Now lower that speed by just a little bit, to 33 mph. The risk of serious injury or death drops to by a third — to 50%.
Drop the speed down just a little more, to 25 mph, and your risk of injury or death from getting struck by a vehicle drops to 25%.
After New York City was allowed to lower its speed limit to 25 mph in 2014, its fatality rate for pedestrians dropped 25%. Other cities like Boston and Seattle experienced similar declines when they took similar steps.
Allowing all municipalities in New York to lower their speed limits is about one thing and one thing only: Protecting people.
And it’s why Gov. Kathy Hochul should not hesitate to sign a bill (A1007A/S2021A) that gives municipalities the right to lower speed limits on local streets to 25 mph.
With many cities like Schenectady working to become more pedestrian- and bicycle friendly, combined with a push for more shared bike/pedestrian lanes on streets and more people taking up walking and cycling for health reasons, it’s all the more important that governments reduce the risk of injury when a vehicle collides with a non-motorist.
Schenectady city officials are on the right track with their resolution urging the governor to sign the bill. And they’re right to get a jump on plans to implement lower speed limits so they can move quickly on it.
Putting the new limits into place will require first determining which streets need lower speed limits. Not all of them will. In fact, a 25 mph speed limit on some streets will disrupt traffic flow.
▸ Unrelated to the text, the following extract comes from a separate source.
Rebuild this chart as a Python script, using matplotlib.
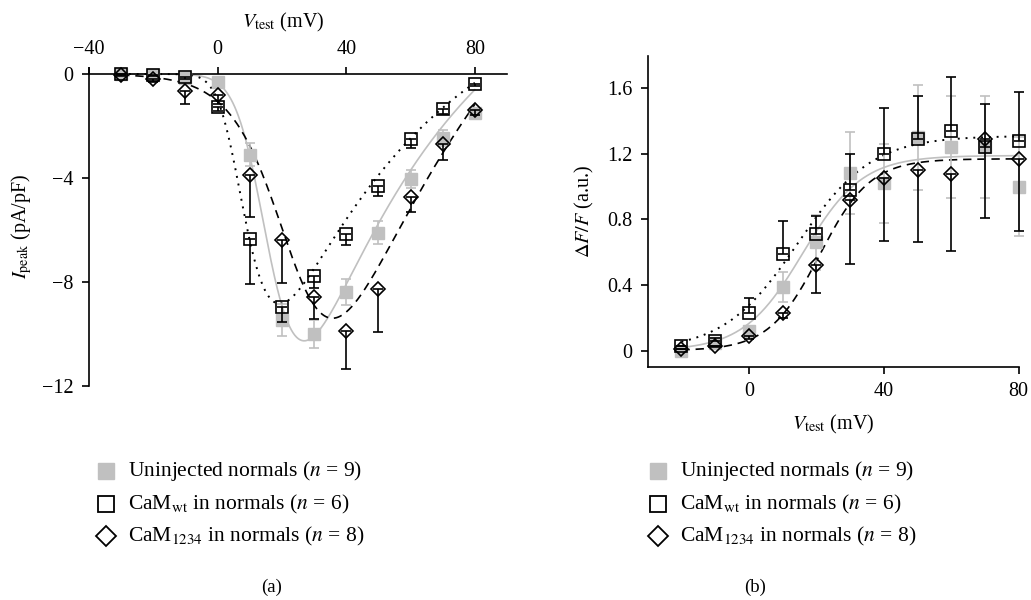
import numpy as np
import matplotlib
matplotlib.use("Agg")
import matplotlib.pyplot as plt

plt.rcParams['font.family'] = ['Liberation Serif', 'DejaVu Serif']
plt.rcParams['mathtext.fontset'] = 'stix'
plt.rcParams['axes.unicode_minus'] = True

# ---------------- data: panel (a) ----------------
v_a = [-30, -20, -10, 0, 10, 20, 30, 40, 50, 60, 70, 80]
ipk_uninj = [0, -0.05, -0.15, -0.3, -3.1, -9.46, -10.0, -8.37, -6.1, -4.04, -2.47, -1.5]
ipk_uninj_err = [0, 0.05, 0.1, 0.1, 0.45, 0.6, 0.55, 0.5, 0.45, 0.35, 0.3, 0.2]
ipk_wt = [0, -0.02, -0.1, -1.27, -6.36, -8.97, -7.77, -6.16, -4.3, -2.5, -1.35, -0.38]
ipk_wt_err = [0, 0.05, 0.1, 0.15, 1.7, 0.55, 0.45, 0.4, 0.4, 0.35, 0.2, 0.1]
ipk_1234 = [-0.04, -0.2, -0.64, -0.8, -3.9, -6.4, -8.56, -9.9, -8.28, -4.74, -2.7, -1.38]
ipk_1234_err = [0.05, 0.1, 0.5, 0.35, 1.6, 1.65, 0.85, 1.45, 1.65, 0.55, 0.6, 0.2]

# fit parameters (g, Vrev, s, Vhalf, k, p) for I-V curves
fit_a_uninj = [0.98, 85, 25, 12.3, 6.2, 2]
fit_a_wt = [0.67, 84, 25, 2.4, 5.7, 3]
fit_a_1234 = [0.94, 87, 30, 25.5, 8, 1]

# ---------------- data: panel (b) ----------------
v_b = [-20, -10, 0, 10, 20, 30, 40, 50, 60, 70, 80]
df_uninj = [0.0, 0.05, 0.12, 0.39, 0.66, 1.085, 1.02, 1.30, 1.24, 1.24, 1.0]
df_uninj_err = [0.02, 0.02, 0.03, 0.09, 0.17, 0.25, 0.24, 0.32, 0.31, 0.31, 0.3]
df_wt = [0.03, 0.06, 0.23, 0.59, 0.71, 0.98, 1.2, 1.29, 1.34, 1.245, 1.28]
df_wt_err = [0.0, 0.02, 0.09, 0.2, 0.11, 0.22, 0.28, 0.26, 0.33, 0.26, 0.30]
df_1234 = [0.01, 0.03, 0.09, 0.23, 0.52, 0.92, 1.05, 1.10, 1.08, 1.29, 1.17]
df_1234_err = [0.0, 0.0, 0.02, 0.03, 0.17, 0.39, 0.38, 0.44, 0.47, 0.48, 0.44]

# Boltzmann parameters (Fmax, Vhalf, k)
fit_b_uninj = [1.19, 16, 8.8]
fit_b_wt = [1.31, 14.5, 11]
fit_b_1234 = [1.17, 21, 7.5]

labels = [r'Uninjected normals ($n$ = 9)',
          r'CaM$_{\mathrm{wt}}$ in normals ($n$ = 6)',
          r'CaM$_{1234}$ in normals ($n$ = 8)']

GRAY = '#c0c0c0'


def iv_curve(v, g, vr, s, vh, k, p):
    v = np.asarray(v, float)
    vv = np.where(np.abs(v) < 1e-6, 1e-6, v)
    drive = vv * (np.exp((vv - vr) / s) - 1) / (np.exp(vv / s) - 1)
    act = (1 / (1 + np.exp((vh - v) / k))) ** p
    return g * drive * act


def boltz(v, fmax, vh, k):
    v = np.asarray(v, float)
    return fmax / (1 + np.exp((vh - v) / k))


W, H = 1031, 600
fig = plt.figure(figsize=(W / 100, H / 100), dpi=100)


def px_axes(x0, x1, y_top, y_bot):
    return fig.add_axes([x0 / W, 1 - y_bot / H, (x1 - x0) / W, (y_bot - y_top) / H])


# ---------------- panel (a) ----------------
axa = px_axes(89, 507, 67.5, 386)
vv = np.linspace(-30, 80, 400)
axa.plot(vv, iv_curve(vv, *fit_a_uninj), color=GRAY, lw=1.2, zorder=1)
axa.plot(vv, iv_curve(vv, *fit_a_wt), color='black', lw=1.4, ls=(0, (1, 3)), zorder=1)
axa.plot(vv, iv_curve(vv, *fit_a_1234), color='black', lw=1.2, ls=(0, (5, 3.5)), zorder=1)

axa.errorbar(v_a, ipk_uninj, yerr=ipk_uninj_err, fmt='s', ms=8.5, mfc=GRAY, mec=GRAY,
             ecolor=GRAY, elinewidth=1.2, capsize=3.5, capthick=1.2, zorder=3, clip_on=False)
axa.errorbar(v_a, ipk_wt, yerr=[ipk_wt_err, np.zeros(len(ipk_wt_err))], fmt='s', ms=8.5,
             mfc='none', mec='black', mew=1.2, ecolor='black', elinewidth=1.2,
             capsize=3.5, capthick=1.2, zorder=4, clip_on=False)
axa.errorbar(v_a, ipk_1234, yerr=[ipk_1234_err, np.zeros(len(ipk_1234_err))], fmt='D', ms=7.5,
             mfc='none', mec='black', mew=1.2, ecolor='black', elinewidth=1.2,
             capsize=3.5, capthick=1.2, zorder=5, clip_on=False)

axa.set_xlim(-40, 90)
axa.set_ylim(-12, 0.25)
axa.spines['right'].set_visible(False)
axa.spines['bottom'].set_visible(False)
axa.spines['top'].set_position(('data', 0))
axa.spines['left'].set_bounds(-12, 0.25)
for sp in ('top', 'left'):
    axa.spines[sp].set_linewidth(1.2)
axa.xaxis.set_ticks_position('top')
axa.xaxis.set_label_position('top')
axa.set_xticks([-40, 0, 40, 80])
axa.set_yticks([0, -4, -8, -12])
axa.tick_params(axis='both', direction='out', length=5, width=1.2, labelsize=14.5, pad=6)
axa.set_xlabel(r'$V_{\mathrm{test}}$ (mV)', fontsize=14.5)
axa.set_ylabel(r'$I_{\mathrm{peak}}$ (pA/pF)', fontsize=14.5, labelpad=6)
axa.xaxis.set_label_coords(0.465, 1 + (67.5 - 27) / 318.5)

# ---------------- panel (b) ----------------
axb = px_axes(647.7, 1018.7, 55.5, 367.1)
vb = np.linspace(-20, 80, 400)
axb.plot(vb, boltz(vb, *fit_b_uninj), color=GRAY, lw=1.2, zorder=1)
axb.plot(vb, boltz(vb, *fit_b_wt), color='black', lw=1.4, ls=(0, (1, 3)), zorder=1)
axb.plot(vb, boltz(vb, *fit_b_1234), color='black', lw=1.2, ls=(0, (5, 3.5)), zorder=1)

axb.errorbar(v_b, df_uninj, yerr=df_uninj_err, fmt='s', ms=8.5, mfc=GRAY, mec=GRAY,
             ecolor=GRAY, elinewidth=1.2, capsize=3.5, capthick=1.2, zorder=3, clip_on=False)
axb.errorbar(v_b, df_wt, yerr=[np.zeros(len(df_wt_err)), df_wt_err], fmt='s', ms=8.5,
             mfc='none', mec='black', mew=1.2, ecolor='black', elinewidth=1.2,
             capsize=3.5, capthick=1.2, zorder=4, clip_on=False)
axb.errorbar(v_b, df_1234, yerr=[df_1234_err, np.zeros(len(df_1234_err))], fmt='D', ms=7.5,
             mfc='none', mec='black', mew=1.2, ecolor='black', elinewidth=1.2,
             capsize=3.5, capthick=1.2, zorder=5, clip_on=False)

axb.set_xlim(-30, 80)
axb.set_ylim(-0.1, 1.8)
axb.spines['right'].set_visible(False)
axb.spines['top'].set_visible(False)
for sp in ('bottom', 'left'):
    axb.spines[sp].set_linewidth(1.2)
axb.set_xticks([0, 40, 80])
axb.set_yticks([0, 0.4, 0.8, 1.2, 1.6])
axb.set_yticklabels(['0', '0.4', '0.8', '1.2', '1.6'])
axb.tick_params(axis='both', direction='out', length=5, width=1.2, labelsize=14.5, pad=6)
axb.set_xlabel(r'$V_{\mathrm{test}}$ (mV)', fontsize=14.5, labelpad=8)
axb.set_ylabel(r'$\Delta F/F$ (a.u.)', fontsize=14.5, labelpad=8)

# ---------------- legends & panel letters ----------------
ov = fig.add_axes([0, 0, 1, 1], zorder=-1)
ov.set_xlim(0, W)
ov.set_ylim(H, 0)
ov.axis('off')
rows = [470.7, 504, 536]
styles = [dict(marker='s', ms=12, mfc=GRAY, mec=GRAY),
          dict(marker='s', ms=11.5, mfc='none', mec='black', mew=1.3),
          dict(marker='D', ms=10, mfc='none', mec='black', mew=1.3)]
for mx, tx in [(106, 128), (658, 680)]:
    for y, st, lab in zip(rows, styles, labels):
        ov.plot([mx], [y], ls='none', **st)
        ov.text(tx, y, lab, fontsize=15.5, va='center', ha='left')
ov.text(272, 587, '(a)', fontsize=13.5, ha='center', va='center')
ov.text(755, 587, '(b)', fontsize=13.5, ha='center', va='center')

fig.savefig('out.png', dpi=100)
And many streets don’t accommodate pedestrian and bike traffic, so lower limits won’t be effective anyway.
It will also require the city to purchase new speed limit signs at a modest expense, prepare an education plan for drivers and pedestrians, prepare a plan for enforcement, and enact complementary measures to further reduce the risk, such as narrowing streets and installing speed humps.
The lower speed limits may have the side benefit of encouraging more people to come downtown to shop, work or to just ride their bikes and walk. That could even boost local business, helping the city’s economy.
One could argue that city streets would be safer if police would just enforce the existing speed limits. That’s true to some degree; a speed limit is worthless if speeders aren’t caught and punished.
But lowering the speed limit will do two things with that regard. It will, as has been proven in other communities, result in motorists driving slower overall, not just on those streets posted for 25 mph. And it will give police another tool to catch people who regularly exceed the speed limit.
Speed kills. Speed injures.
The more control municipal officials have over the speed of vehicles on local streets, the safer those streets will be.